§ **Description of the task**
Filter the entries and keep only the lines where the string "this" appears.

§ **Saved data entries**

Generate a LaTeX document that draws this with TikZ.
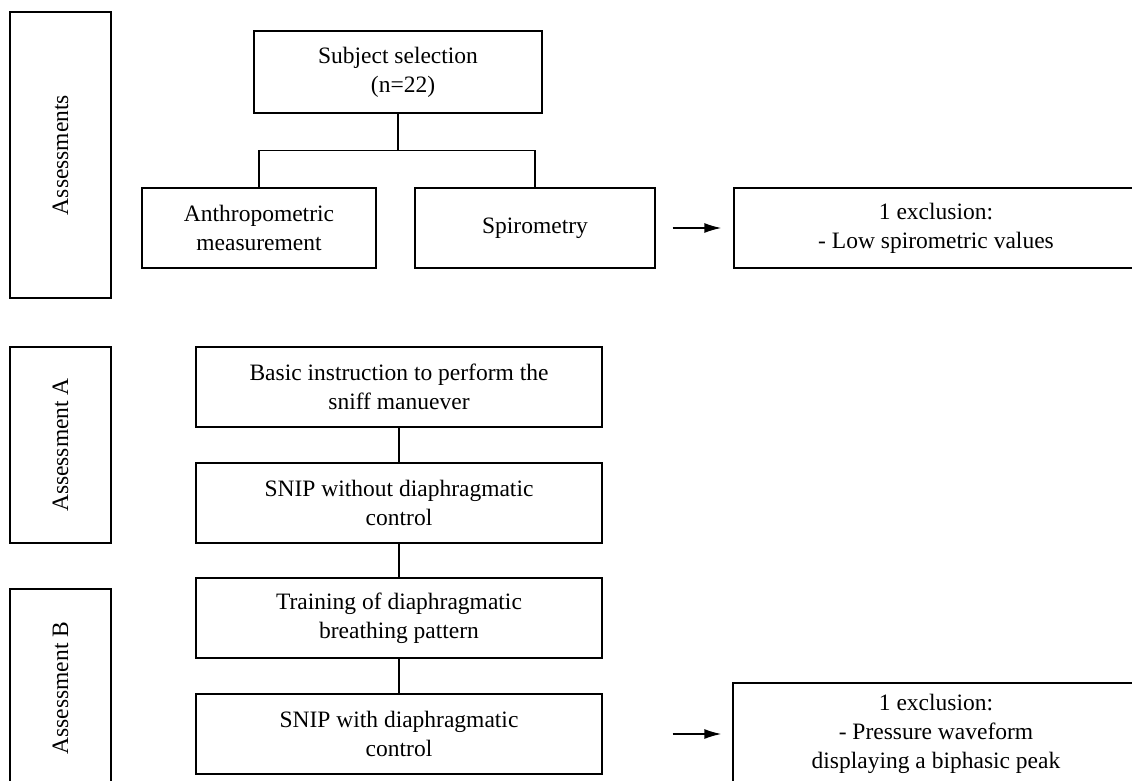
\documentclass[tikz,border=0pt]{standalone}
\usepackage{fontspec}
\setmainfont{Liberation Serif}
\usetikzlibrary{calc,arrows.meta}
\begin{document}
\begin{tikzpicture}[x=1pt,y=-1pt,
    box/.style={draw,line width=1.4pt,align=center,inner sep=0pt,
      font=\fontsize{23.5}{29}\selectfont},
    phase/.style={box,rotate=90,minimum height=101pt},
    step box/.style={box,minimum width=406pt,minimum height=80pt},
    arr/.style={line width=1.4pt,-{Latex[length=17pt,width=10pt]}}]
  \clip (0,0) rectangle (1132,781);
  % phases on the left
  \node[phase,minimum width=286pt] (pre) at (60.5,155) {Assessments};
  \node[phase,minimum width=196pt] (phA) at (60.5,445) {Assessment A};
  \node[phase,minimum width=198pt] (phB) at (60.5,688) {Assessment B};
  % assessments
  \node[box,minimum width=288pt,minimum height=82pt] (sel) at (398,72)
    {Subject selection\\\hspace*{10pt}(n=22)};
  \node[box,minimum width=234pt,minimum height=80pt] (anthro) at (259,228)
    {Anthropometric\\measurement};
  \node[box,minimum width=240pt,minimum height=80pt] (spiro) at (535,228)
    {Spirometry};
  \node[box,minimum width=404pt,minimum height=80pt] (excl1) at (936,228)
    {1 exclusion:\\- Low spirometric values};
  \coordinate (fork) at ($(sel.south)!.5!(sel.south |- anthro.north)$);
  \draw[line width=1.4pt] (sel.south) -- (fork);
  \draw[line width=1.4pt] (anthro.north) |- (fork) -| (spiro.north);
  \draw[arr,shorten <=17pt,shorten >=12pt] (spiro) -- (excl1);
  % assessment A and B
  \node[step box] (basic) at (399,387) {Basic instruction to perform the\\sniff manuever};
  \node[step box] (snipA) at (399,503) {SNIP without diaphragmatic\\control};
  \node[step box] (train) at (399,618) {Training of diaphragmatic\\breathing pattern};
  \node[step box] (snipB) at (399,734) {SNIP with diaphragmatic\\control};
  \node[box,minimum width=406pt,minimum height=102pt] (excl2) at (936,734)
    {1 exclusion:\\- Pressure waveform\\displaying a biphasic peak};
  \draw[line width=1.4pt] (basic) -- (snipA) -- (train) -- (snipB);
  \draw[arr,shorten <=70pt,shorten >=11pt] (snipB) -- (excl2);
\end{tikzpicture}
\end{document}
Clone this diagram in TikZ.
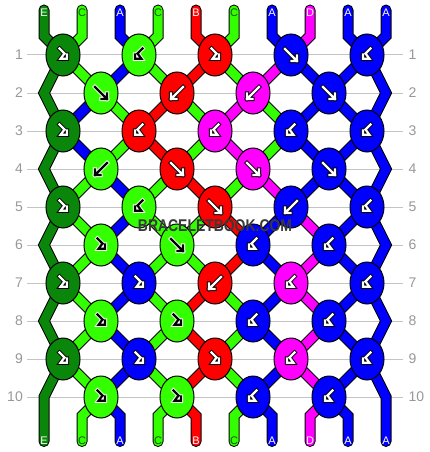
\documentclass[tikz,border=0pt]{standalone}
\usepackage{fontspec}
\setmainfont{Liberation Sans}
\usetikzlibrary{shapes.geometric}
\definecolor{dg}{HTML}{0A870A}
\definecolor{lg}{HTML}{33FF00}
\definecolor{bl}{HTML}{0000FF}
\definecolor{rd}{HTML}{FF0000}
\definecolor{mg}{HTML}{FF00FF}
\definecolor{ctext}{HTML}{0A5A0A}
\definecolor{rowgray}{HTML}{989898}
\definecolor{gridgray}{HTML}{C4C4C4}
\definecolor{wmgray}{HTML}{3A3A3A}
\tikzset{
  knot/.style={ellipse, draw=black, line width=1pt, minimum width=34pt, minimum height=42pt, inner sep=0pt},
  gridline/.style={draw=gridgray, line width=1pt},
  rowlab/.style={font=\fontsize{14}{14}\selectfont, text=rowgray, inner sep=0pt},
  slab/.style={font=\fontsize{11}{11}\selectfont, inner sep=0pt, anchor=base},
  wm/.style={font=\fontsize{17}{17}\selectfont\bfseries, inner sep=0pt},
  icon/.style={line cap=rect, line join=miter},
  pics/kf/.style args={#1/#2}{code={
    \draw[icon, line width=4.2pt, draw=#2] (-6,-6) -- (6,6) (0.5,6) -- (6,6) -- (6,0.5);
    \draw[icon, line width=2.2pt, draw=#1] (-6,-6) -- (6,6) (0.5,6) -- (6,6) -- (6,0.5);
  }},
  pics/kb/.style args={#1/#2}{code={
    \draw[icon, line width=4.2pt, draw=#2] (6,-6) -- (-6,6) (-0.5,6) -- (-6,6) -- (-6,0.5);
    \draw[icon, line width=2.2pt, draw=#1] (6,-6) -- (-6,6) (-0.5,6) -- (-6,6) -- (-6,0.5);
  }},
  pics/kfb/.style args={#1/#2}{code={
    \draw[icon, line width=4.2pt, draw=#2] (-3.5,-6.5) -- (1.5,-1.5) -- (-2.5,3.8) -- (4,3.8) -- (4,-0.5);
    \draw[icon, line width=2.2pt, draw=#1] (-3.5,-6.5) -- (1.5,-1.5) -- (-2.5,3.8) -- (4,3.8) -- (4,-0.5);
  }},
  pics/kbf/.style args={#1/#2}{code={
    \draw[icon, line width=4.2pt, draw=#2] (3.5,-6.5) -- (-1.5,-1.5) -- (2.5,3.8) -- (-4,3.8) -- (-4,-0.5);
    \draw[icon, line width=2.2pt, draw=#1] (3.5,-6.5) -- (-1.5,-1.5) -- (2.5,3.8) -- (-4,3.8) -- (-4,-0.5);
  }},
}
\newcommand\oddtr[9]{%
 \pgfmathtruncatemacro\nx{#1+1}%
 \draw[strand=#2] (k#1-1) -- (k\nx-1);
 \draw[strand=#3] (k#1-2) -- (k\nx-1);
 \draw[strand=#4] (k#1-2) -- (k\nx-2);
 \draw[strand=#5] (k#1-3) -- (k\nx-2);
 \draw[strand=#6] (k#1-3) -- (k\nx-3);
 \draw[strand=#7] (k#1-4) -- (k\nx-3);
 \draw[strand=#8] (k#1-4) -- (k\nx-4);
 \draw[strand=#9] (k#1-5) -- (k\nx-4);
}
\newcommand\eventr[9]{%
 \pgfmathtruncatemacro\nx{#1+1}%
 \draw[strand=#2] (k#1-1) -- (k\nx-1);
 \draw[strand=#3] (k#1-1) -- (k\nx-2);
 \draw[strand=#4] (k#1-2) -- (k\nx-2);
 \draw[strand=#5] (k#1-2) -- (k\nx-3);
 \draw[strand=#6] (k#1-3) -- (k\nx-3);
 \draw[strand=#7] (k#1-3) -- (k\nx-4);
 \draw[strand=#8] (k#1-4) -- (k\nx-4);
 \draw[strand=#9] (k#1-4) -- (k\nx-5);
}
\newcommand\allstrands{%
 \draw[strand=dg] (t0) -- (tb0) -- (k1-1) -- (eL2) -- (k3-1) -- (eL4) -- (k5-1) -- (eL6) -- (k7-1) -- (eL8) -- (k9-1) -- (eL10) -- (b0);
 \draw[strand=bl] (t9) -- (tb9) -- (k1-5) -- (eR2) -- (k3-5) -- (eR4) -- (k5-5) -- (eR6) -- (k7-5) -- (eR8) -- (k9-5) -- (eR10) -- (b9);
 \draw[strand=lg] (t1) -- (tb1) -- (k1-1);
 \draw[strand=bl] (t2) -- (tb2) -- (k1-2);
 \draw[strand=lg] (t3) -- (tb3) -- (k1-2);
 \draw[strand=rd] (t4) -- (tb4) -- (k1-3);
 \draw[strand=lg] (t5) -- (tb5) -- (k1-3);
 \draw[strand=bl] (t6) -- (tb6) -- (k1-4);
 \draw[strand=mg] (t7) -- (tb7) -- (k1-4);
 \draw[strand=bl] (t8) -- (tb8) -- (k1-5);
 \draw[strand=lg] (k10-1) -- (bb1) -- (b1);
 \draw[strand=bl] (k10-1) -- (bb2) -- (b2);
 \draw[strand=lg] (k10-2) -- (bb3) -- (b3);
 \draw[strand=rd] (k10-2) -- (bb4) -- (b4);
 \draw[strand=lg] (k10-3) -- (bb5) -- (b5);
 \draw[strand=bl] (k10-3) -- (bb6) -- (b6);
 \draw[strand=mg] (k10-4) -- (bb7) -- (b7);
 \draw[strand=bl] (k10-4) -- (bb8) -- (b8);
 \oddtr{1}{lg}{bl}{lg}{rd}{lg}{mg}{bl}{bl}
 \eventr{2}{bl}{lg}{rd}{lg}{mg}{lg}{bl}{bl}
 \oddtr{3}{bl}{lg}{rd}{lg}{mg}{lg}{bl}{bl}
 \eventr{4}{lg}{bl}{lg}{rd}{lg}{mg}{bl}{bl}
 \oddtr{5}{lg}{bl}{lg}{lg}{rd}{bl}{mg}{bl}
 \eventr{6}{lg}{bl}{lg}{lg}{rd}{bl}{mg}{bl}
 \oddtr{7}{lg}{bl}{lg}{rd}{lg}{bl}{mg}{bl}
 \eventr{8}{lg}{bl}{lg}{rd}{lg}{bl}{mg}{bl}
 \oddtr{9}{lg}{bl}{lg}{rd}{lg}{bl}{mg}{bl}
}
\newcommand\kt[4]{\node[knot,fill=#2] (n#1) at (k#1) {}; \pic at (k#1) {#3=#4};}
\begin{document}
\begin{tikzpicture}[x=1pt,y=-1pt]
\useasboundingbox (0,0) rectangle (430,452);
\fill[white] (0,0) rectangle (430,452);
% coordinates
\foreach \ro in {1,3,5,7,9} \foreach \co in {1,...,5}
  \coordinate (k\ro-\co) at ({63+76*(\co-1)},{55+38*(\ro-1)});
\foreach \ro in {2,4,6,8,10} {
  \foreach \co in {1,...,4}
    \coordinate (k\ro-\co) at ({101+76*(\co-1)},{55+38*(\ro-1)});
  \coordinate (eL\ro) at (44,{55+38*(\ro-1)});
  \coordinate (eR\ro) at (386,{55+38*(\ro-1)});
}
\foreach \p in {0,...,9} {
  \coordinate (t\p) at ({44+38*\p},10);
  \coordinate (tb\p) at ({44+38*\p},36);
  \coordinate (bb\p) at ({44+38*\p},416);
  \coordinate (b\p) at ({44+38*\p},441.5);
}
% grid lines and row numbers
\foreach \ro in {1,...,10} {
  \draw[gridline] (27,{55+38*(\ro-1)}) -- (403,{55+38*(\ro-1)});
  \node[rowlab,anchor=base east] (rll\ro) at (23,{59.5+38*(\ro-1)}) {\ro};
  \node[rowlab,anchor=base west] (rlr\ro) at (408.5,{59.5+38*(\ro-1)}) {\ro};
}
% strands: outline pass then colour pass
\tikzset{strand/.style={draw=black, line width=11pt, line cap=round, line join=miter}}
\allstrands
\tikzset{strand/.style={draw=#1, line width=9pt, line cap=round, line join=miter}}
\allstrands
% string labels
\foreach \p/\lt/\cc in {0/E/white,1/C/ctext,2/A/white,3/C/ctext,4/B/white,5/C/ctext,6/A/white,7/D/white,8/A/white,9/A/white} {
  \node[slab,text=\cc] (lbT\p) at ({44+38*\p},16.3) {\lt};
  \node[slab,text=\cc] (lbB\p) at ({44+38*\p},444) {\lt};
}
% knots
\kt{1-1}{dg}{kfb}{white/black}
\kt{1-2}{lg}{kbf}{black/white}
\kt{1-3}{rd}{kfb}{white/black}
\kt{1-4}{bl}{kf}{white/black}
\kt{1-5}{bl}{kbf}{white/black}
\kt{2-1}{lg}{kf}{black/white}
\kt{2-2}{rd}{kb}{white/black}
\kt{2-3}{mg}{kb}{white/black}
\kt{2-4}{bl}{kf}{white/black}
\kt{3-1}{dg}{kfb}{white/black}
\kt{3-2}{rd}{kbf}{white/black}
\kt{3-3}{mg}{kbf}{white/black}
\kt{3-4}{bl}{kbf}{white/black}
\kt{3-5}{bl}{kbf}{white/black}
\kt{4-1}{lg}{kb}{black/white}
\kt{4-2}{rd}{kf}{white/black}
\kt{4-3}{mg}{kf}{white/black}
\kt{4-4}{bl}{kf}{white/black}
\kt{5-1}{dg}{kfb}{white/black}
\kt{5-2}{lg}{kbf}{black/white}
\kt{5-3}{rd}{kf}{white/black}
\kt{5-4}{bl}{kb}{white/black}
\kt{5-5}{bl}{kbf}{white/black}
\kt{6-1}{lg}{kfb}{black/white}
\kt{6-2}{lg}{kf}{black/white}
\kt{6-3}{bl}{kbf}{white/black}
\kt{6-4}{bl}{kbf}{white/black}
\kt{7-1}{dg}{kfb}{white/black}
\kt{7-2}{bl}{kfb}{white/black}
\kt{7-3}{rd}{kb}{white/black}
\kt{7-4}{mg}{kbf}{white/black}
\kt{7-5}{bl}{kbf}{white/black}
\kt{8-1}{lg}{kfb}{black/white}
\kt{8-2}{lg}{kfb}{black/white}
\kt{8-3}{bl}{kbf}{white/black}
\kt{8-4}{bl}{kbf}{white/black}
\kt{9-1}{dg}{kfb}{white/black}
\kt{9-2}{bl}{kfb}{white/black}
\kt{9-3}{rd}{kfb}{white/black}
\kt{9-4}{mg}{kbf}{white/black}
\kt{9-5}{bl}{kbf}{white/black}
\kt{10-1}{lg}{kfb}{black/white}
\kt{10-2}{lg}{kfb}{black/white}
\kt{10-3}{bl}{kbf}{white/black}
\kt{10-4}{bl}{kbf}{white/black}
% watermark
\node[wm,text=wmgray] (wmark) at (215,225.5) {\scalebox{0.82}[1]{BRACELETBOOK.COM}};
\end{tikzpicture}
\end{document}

§ **Written solution**
Generate a LaTeX document that draws this with TikZ.
Clone this diagram in TikZ.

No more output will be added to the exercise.